The MongolZ
- Divisions: Chess Counter-Strike 2 Dota 2 Mobile Legends: Bang Bang PUBG Mobile Valorant
- Founded: 2013; 13 years ago
- Location: Ulanbataar, Mongolia
- Manager: Bilguunbat "kaz" Enkhbayar (Founder, CEO) Nasandelger "darkis" Namsrai (Founder, COO) Munkhkhishig "Winter" Saruulgerel (Manager)
- Partners: Gobi Cashmere, 1xBet, ZOWIE, Pinecone Academy, CSGOSKINS, PirateSwap

= The MongolZ =

Mongolian esports organization

The MongolZ is a Mongolian esports organization founded in 2013.

The organisation fields rosters in Counter-Strike 2, Dota 2, Mobile Legends: Bang Bang, PUBG Mobile and Chess, and previously competed in Valorant.

The MongolZ's Counter Strike team has enjoyed numerous international successes, winning the Intel Extreme Masters Season X Taipei championship in 2016 and, following the team's relaunch in 2023, the 2025 Esports World Cup.

The team also finished as runners-up at the Blast Austin Major 2025, becoming the first Asian team to reach a Counter-Strike Major Grand Final.

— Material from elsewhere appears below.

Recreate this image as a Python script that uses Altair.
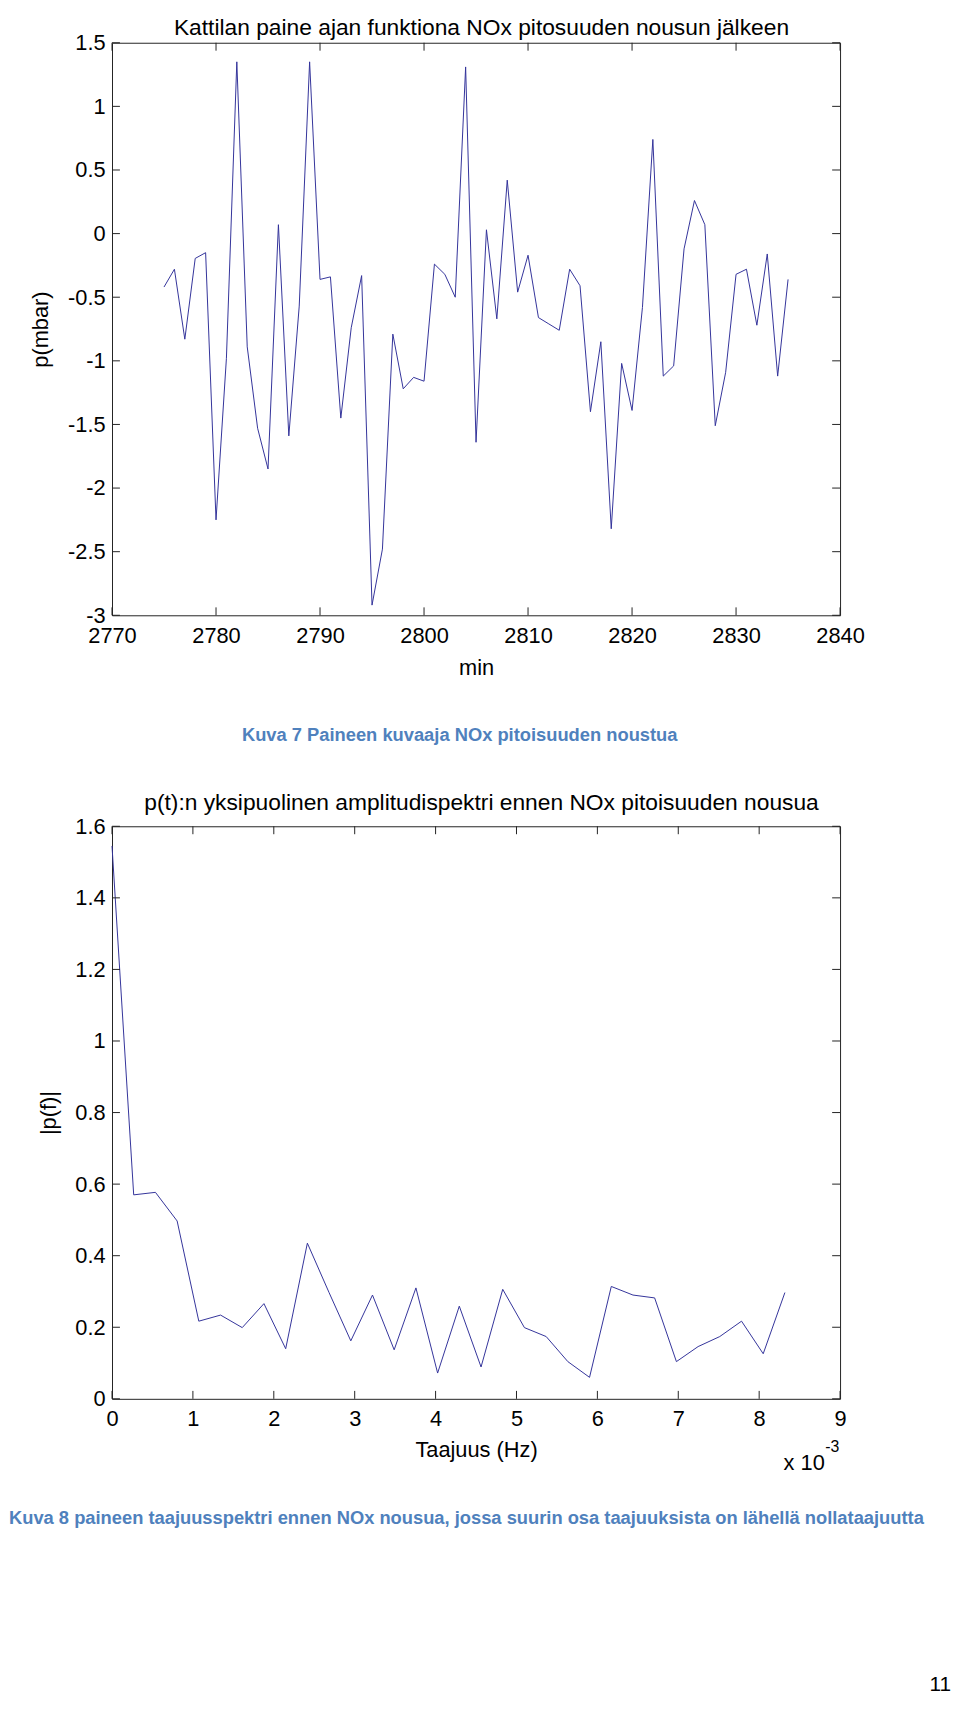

In February 2025, The MongolZ's Counter Strike team was recognised by the Mongolian government as the National Team of Mongolia. The team also became the first Asian team to reach No. 1 in the HLTV World Team Rankings, topping the rankings on 22 and 29 September 2025.

The organisation's Chess team also won the 2026 FIDE World Rapid and Blitz Team Chess Championship in the U2400 category.